◆ Objective
Collect every line in the records below that contains the word "this".

— begin Exercise data —

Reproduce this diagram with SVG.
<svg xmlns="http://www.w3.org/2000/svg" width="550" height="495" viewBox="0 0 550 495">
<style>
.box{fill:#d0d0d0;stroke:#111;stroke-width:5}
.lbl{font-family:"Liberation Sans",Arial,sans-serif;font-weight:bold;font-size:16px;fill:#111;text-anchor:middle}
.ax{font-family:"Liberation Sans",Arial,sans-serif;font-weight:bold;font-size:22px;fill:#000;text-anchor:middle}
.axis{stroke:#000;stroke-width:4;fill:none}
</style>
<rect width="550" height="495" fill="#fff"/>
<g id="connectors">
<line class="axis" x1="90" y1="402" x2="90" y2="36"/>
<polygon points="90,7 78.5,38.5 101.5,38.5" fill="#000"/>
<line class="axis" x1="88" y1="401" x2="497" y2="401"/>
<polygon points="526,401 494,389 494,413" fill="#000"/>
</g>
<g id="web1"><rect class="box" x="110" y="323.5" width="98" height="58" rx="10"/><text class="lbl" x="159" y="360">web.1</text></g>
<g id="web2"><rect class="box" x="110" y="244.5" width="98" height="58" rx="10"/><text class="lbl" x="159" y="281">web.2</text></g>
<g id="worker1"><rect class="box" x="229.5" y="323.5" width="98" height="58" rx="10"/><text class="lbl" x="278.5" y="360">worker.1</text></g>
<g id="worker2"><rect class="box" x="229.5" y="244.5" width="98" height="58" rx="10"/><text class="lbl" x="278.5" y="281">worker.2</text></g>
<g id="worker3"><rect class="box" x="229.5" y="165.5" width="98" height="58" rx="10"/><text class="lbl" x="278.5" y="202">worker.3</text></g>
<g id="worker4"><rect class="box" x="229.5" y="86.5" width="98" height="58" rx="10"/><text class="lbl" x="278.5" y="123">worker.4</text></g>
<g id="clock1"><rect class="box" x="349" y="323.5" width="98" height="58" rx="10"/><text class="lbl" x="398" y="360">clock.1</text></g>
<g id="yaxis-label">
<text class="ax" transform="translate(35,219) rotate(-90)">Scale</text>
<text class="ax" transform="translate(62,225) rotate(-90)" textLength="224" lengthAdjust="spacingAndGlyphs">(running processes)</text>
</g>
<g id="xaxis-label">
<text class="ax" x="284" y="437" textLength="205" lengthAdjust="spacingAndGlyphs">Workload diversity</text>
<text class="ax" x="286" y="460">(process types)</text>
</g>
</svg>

— end Exercise data —
— begin Exercise data —

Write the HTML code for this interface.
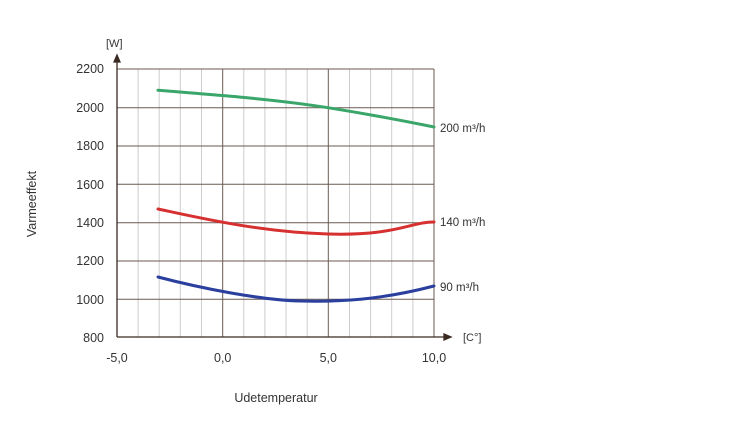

— end Exercise data —

◆ The result
Reproduce this diagram with SVG.
Write the HTML code for this interface.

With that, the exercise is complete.